Nadège: It's an interesting combination of subjects. Coal is mined in many places in Queensland, but only in the last 10 years in the area around my parents. There were no mines when Simon and I lived there. It's turned the place into a bit of a boom town. A variety of mining techniques are used, from open cut to gas injection. It has been extremely controversial, mainly because it destroys top quality farmland, but also because it's 'old technology'. I'm hoping to learn more about the subject soon, as an old friend is Assoc. Prof. of Sustainable Mining at UQ - but his house was flooded to 1.8m above the first (NA second) floor, so I am holding off asking him for some background info on the mining.

Sheila said...

I just can't think of anything
worse than having one's house
filled with mud and water.

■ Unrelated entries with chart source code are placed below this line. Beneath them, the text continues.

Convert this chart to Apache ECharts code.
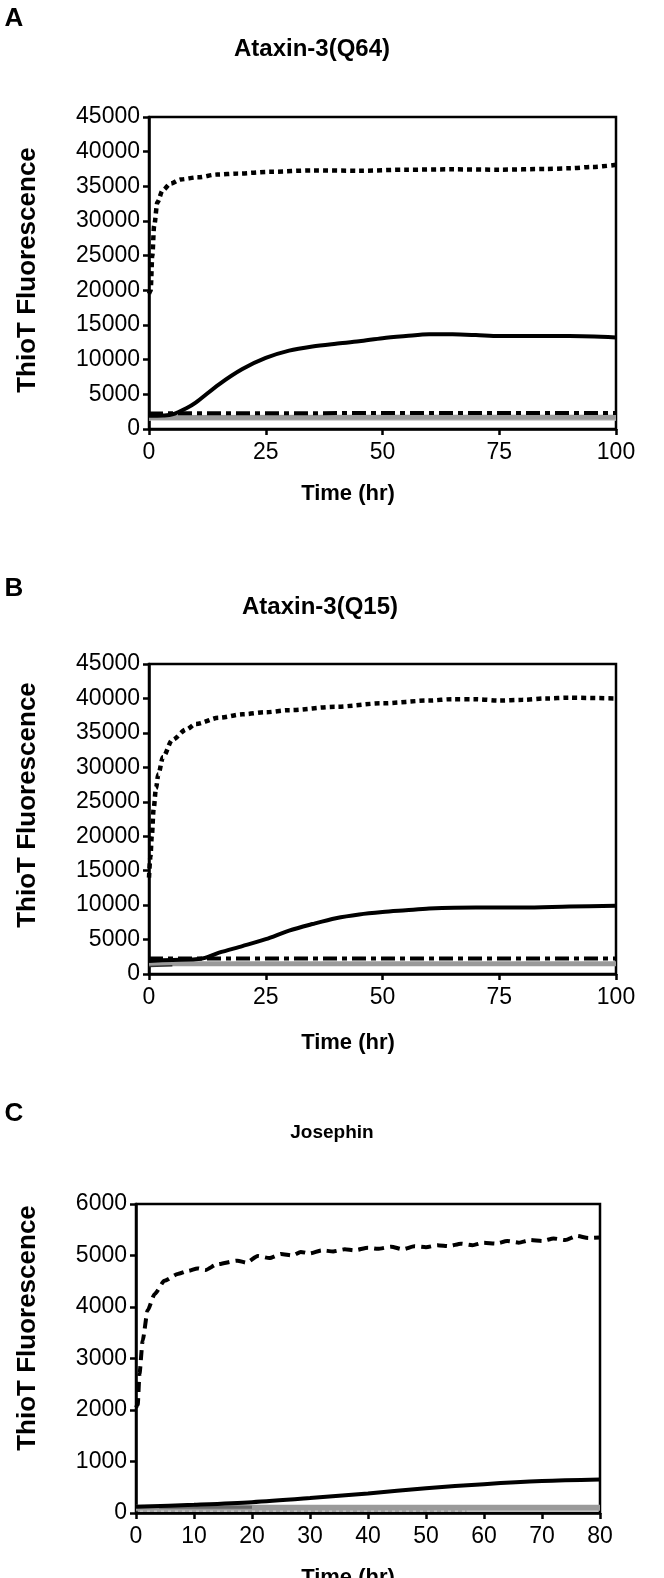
<!DOCTYPE html>
<html><head><meta charset="utf-8">
<script src="https://cdn.jsdelivr.net/npm/echarts@6/dist/echarts.min.js"></script>
<style>html,body{margin:0;padding:0;background:#fff}#c{width:664px;height:1578px}</style>
</head><body><div id="c"></div>
<script>
// ---------- Panel A: Ataxin-3(Q64) ----------
const A_time_fast = [0, 0.35, 0.7, 1.1, 1.8, 2.9, 4.6, 6.8, 10.4, 14.6, 19, 26, 35, 45, 55, 65, 75, 85, 90, 95, 100];
const A_fast      = [19500, 20000, 24900, 29300, 32700, 34400, 35400, 36000, 36300, 36700, 36850, 37100, 37300, 37250, 37400, 37450, 37400, 37500, 37600, 37800, 38100];
const A_time_grow = [0, 3, 5, 8, 10, 15, 20, 25, 30, 35, 40, 45, 50, 55, 60, 65, 70, 75, 80, 90, 100];
const A_grow      = [1900, 1950, 2100, 3000, 3800, 6450, 8650, 10250, 11300, 11900, 12300, 12650, 13100, 13400, 13650, 13650, 13550, 13400, 13400, 13400, 13200];
const A_time_flat = [0, 50, 100];
const A_dashdot   = [2250, 2300, 2300];
const A_gray      = [1650, 1700, 1700];
const A_lightgray = [1400, 1400, 1400];

// ---------- Panel B: Ataxin-3(Q15) ----------
const B_time_fast = [0, 0.3, 0.6, 1, 1.5, 2, 3, 5, 8, 10, 15, 20, 25, 30, 40, 50, 60, 65, 70, 75, 80, 85, 90, 100];
const B_fast      = [14000, 17000, 20000, 24000, 27000, 29000, 31500, 34000, 35500, 36300, 37200, 37700, 38000, 38300, 38800, 39300, 39700, 39900, 39900, 39700, 39800, 40000, 40100, 40000];
const B_time_grow = [0, 5, 10, 12, 15, 20, 25, 30, 35, 40, 45, 50, 55, 60, 70, 80, 90, 100];
const B_grow      = [1900, 2050, 2150, 2350, 3100, 4050, 5050, 6300, 7250, 8100, 8650, 9000, 9250, 9500, 9650, 9650, 9800, 9900];
const B_time_flat = [0, 50, 100];
const B_dashdot   = [2250, 2250, 2250];
const B_gray      = [1500, 1500, 1500];
const B_time_short = [0, 5];
const B_short     = [1100, 1200];

// ---------- Panel C: Josephin ----------
const C_time_fast = [0,0.3,0.6,1.15,2,3.2,4.9,7.2,9,10.6,12,14,17.5,19,21,23,25,27,28.4,30,32,34,36,37.6,40,41.7,44,46,48,50,52,54,56,58,60,62,64,66,68,70,72,74,76,78,80];
const C_fast      = [2050,2100,2700,3350,3930,4250,4510,4640,4700,4750,4720,4830,4900,4860,4990,4950,5030,5000,5070,5040,5100,5080,5120,5100,5150,5130,5170,5120,5180,5160,5200,5180,5230,5200,5250,5230,5280,5250,5300,5280,5330,5300,5380,5340,5350];
const C_time_grow = [0, 10, 20, 30, 40, 50, 60, 70, 80];
const C_grow      = [120, 160, 210, 290, 380, 480, 560, 620, 650];
const C_time_flat = [0, 40, 80];
const C_gray      = [100, 100, 100];
const C_time_dark = [4, 20];
const C_dark      = [110, 110];
const C_time_thin = [0, 57];
const C_thin      = [40, 40];

// ---------- Titles / labels ----------
const panelLetters = ['A', 'B', 'C'];
const panelTitles = ['Ataxin-3(Q64)', 'Ataxin-3(Q15)', 'Josephin'];
const yAxisName = 'ThioT Fluorescence';
const xAxisName = 'Time (hr)';

const zip = (t, v) => t.map((x, i) => [x, v[i]]);
const FONT = '"Liberation Sans", Arial, sans-serif';

const grids = [
  {left: 149, top: 117, width: 467, height: 312},
  {left: 149, top: 664, width: 467, height: 310},
  {left: 136, top: 1204, width: 464, height: 309}
];
const xRanges = [[0, 100, 25], [0, 100, 25], [0, 80, 10]];
const yRanges = [[0, 45000, 5000], [0, 45000, 5000], [0, 6000, 1000]];

const axisCommon = {
  axisLine: {show: true, lineStyle: {color: '#000', width: 2.5}},
  axisTick: {show: true, inside: false, length: 6, lineStyle: {color: '#000', width: 2.5}},
  splitLine: {show: false},
  axisLabel: {color: '#000', fontFamily: FONT, fontSize: 23, formatter: v => String(v)}
};

const xAxes = xRanges.map((r, i) => Object.assign({}, axisCommon, {
  type: 'value', gridIndex: i, min: r[0], max: r[1], interval: r[2],
  axisLabel: Object.assign({}, axisCommon.axisLabel, {margin: 12})
}));
const yAxes = yRanges.map((r, i) => Object.assign({}, axisCommon, {
  type: 'value', gridIndex: i, min: r[0], max: r[1], interval: r[2],
  axisLabel: Object.assign({}, axisCommon.axisLabel, {margin: 9})
}));

function line(idx, t, v, style, extra) {
  return Object.assign({
    type: 'line', xAxisIndex: idx, yAxisIndex: idx, data: zip(t, v),
    showSymbol: false, symbol: 'none', animation: false,
    lineStyle: style
  }, extra || {});
}

const dotted = {color: '#000', width: 4.5, type: [5, 4]};
const dashdot = {color: '#000', width: 4, type: [14, 5, 5, 5]};
const solid = {color: '#000', width: 4};

const series = [
  line(0, A_time_flat, A_lightgray, {color: '#c8c8c8', width: 3}),
  line(0, A_time_flat, A_gray, {color: '#9a9a9a', width: 5}),
  line(0, A_time_flat, A_dashdot, dashdot),
  line(0, A_time_grow, A_grow, solid, {smooth: 0.3}),
  line(0, A_time_fast, A_fast, dotted, {smooth: 0.3, smoothMonotone: 'x'}),

  line(1, B_time_flat, B_gray, {color: '#9a9a9a', width: 5}),
  line(1, B_time_short, B_short, {color: '#333', width: 1.5}),
  line(1, B_time_flat, B_dashdot, dashdot),
  line(1, B_time_grow, B_grow, solid, {smooth: 0.3}),
  line(1, B_time_fast, B_fast, dotted, {smooth: 0.3, smoothMonotone: 'x'}),

  line(2, C_time_thin, C_thin, {color: '#777', width: 1, type: [4, 3]}),
  line(2, C_time_flat, C_gray, {color: '#9a9a9a', width: 6}),
  line(2, C_time_dark, C_dark, {color: '#666', width: 3}),
  line(2, C_time_grow, C_grow, solid, {smooth: 0.3}),
  line(2, C_time_fast, C_fast, {color: '#000', width: 4, type: [10, 6]}, {smooth: 0.2, smoothMonotone: 'x'})
];

function txt(x, y, text, font, rot) {
  return {type: 'text', x: x, y: y, rotation: rot || 0, silent: true,
    style: {text: text, font: font, fill: '#000', textAlign: 'center', textVerticalAlign: 'middle'}};
}
const graphic = [
  txt(14, 19, panelLetters[0], 'bold 26px ' + FONT),
  txt(312, 49, panelTitles[0], 'bold 24px ' + FONT),
  txt(28, 270, yAxisName, 'bold 26px ' + FONT, Math.PI / 2),
  txt(348, 494, xAxisName, 'bold 22px ' + FONT),

  txt(14, 589, panelLetters[1], 'bold 26px ' + FONT),
  txt(320, 607, panelTitles[1], 'bold 24px ' + FONT),
  txt(28, 805, yAxisName, 'bold 26px ' + FONT, Math.PI / 2),
  txt(348, 1043, xAxisName, 'bold 22px ' + FONT),

  txt(14, 1114, panelLetters[2], 'bold 26px ' + FONT),
  txt(332, 1133, panelTitles[2], 'bold 19px ' + FONT),
  txt(28, 1328, yAxisName, 'bold 26px ' + FONT, Math.PI / 2),
  txt(348, 1578, xAxisName, 'bold 22px ' + FONT)
];

const chart = echarts.init(document.getElementById('c'), null, {renderer: 'canvas'});
chart.setOption({
  backgroundColor: '#fff',
  animation: false,
  grid: grids.map(g => Object.assign({show: true, borderColor: '#000', borderWidth: 2.5, backgroundColor: 'transparent'}, g)),
  xAxis: xAxes,
  yAxis: yAxes,
  series: series,
  graphic: graphic
});
</script></body></html>
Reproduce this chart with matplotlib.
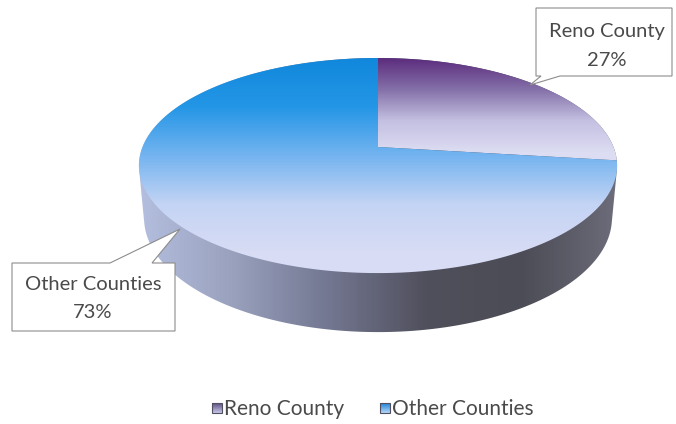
import numpy as np
import matplotlib.pyplot as plt
from matplotlib.patches import Polygon, Rectangle
from matplotlib.colors import LinearSegmentedColormap

# Pie data.
labels = ['Reno County', 'Other Counties']
shares = [27, 73]
pct_labels = ['27%', '73%']

# Gradient stops (top face of each slice, then the rim).
top_colors = [['#5c2c7e', '#8470a8', '#c4c0e2', '#dcdcf2'],
              ['#1188dc', '#2496e6', '#74b4f0', '#c4d4f4', '#d8dcf5']]
legend_colors = [['#5c4c80', '#c8c8e8'], ['#1a80d8', '#b8d8f8']]
rim_colors = ['#b4bede', '#98a0bc', '#727690', '#50505c', '#4c4c56', '#6c6c7a']

W, H = 676, 424
cx, cy = 378., 147.
f, D = 1224.6, 5.2
elev = np.radians(26.3)
depth = 0.25
txt = '#4a4a4a'
font = 'Lato'


# Perspective projection of a point on the tilted disc into pixel coords.
def project(x, y, z):
    s, c = np.sin(elev), np.cos(elev)
    dist = D + y*c - z*s
    return cx + f*x/dist, cy - f*(y*s + z*c)/dist


# Convex hull (monotone chain) for the rim outline.
def hull(pts):
    pts = sorted(map(tuple, pts))
    def cross(o, a, b):
        return (a[0]-o[0])*(b[1]-o[1]) - (a[1]-o[1])*(b[0]-o[0])
    lower, upper = [], []
    for p in pts:
        while len(lower) >= 2 and cross(lower[-2], lower[-1], p) <= 0:
            lower.pop()
        lower.append(p)
    for p in reversed(pts):
        while len(upper) >= 2 and cross(upper[-2], upper[-1], p) <= 0:
            upper.pop()
        upper.append(p)
    return np.array(lower[:-1] + upper[:-1])


# Fills a patch with a linear gradient running along x or y.
def gradient_fill(ax, patch, colors, lo, hi, axis='y'):
    cmap = LinearSegmentedColormap.from_list('g', colors)
    yy, xx = np.mgrid[0:H, 0:W] + 0.5
    v = (yy if axis == 'y' else xx) - lo
    img = cmap(np.clip(v/(hi-lo), 0, 1))
    ax.add_patch(patch)
    im = ax.imshow(img, extent=(0, W, H, 0), interpolation='bilinear', zorder=patch.get_zorder())
    im.set_clip_path(patch)


fig = plt.figure(figsize=(W/100., H/100.), dpi=100)
ax = fig.add_axes([0, 0, 1, 1])
ax.set_xlim(0, W)
ax.set_ylim(H, 0)
ax.axis('off')

# Rim of the disc.
t = np.linspace(0, 2*np.pi, 400)
top = np.column_stack(project(np.cos(t), np.sin(t), 0*t))
bot = np.column_stack(project(np.cos(t), np.sin(t), 0*t - depth))
rim = Polygon(hull(np.vstack([top, bot])), closed=True, fc='none', ec='none', zorder=1)
gradient_fill(ax, rim, rim_colors, top[:, 0].min(), top[:, 0].max(), axis='x')

# Top face slices, clockwise from 12 o'clock.
start = 90.
for i, share in enumerate(shares):
    end = start - 360.*share/sum(shares)
    a = np.radians(np.linspace(start, end, 200))
    px, py = project(np.cos(a), np.sin(a), 0*a)
    vx, vy = project(0., 0., 0.)
    pts = np.vstack([[vx, vy], np.column_stack([px, py])])
    wedge = Polygon(pts, closed=True, fc='none', ec='none', zorder=2)
    lo = top[:, 1].min()
    hi = vy + 5 if i == 0 else top[:, 1].max() - 20
    gradient_fill(ax, wedge, top_colors[i], lo, hi)
    start = end

# Callout boxes with pointer tails.
callouts = [
    [(536, 8), (672, 8), (672, 76), (560, 76), (530, 85), (541, 76), (536, 76)],
    [(12, 263), (110, 263), (180, 229), (152, 263), (175, 263), (175, 331), (12, 331)],
]
for box in callouts:
    ax.add_patch(Polygon(box, closed=True, fc='white', ec='#8c8c8c', lw=0.8, zorder=5))
kw = dict(ha='center', va='center', fontsize=14.5, color=txt, family=font, zorder=6)
ax.text(607, 31, labels[0], **kw)
ax.text(607, 60, pct_labels[0], **kw)
ax.text(93, 285, labels[1], **kw)
ax.text(93, 313, pct_labels[1], **kw)

# Legend.
for i, x0 in enumerate([212, 380]):
    sq = Rectangle((x0, 403), 10, 10, fc='none', ec='none', zorder=3)
    gradient_fill(ax, sq, legend_colors[i], 403, 413)
    ax.add_patch(Rectangle((x0, 403), 10, 10, fc='none', ec='#505060', lw=0.8, zorder=4))
    ax.text(x0 + 12, 409, labels[i], ha='left', va='center', fontsize=15, color=txt, family=font)

fig.savefig('out.png', dpi=100)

The
smell must last forever.

I thought of you today when I
saw an article in the NY Times
about Nabokov and blue
butterflies. Sorry, I don't
know how to send you a direct
link, but I just tried Googling
"Nabokov theory on Polyommatus
blue butterflies" and the link
pops up, second one. You might
find it interesting.

Susan said...

Sheila: Many thanks! I knew there has recently been a lot of work on this group, but didn't know of the Nabakov connection. I've downloaded the Royal Society paper to read later. Nice article in the NYT.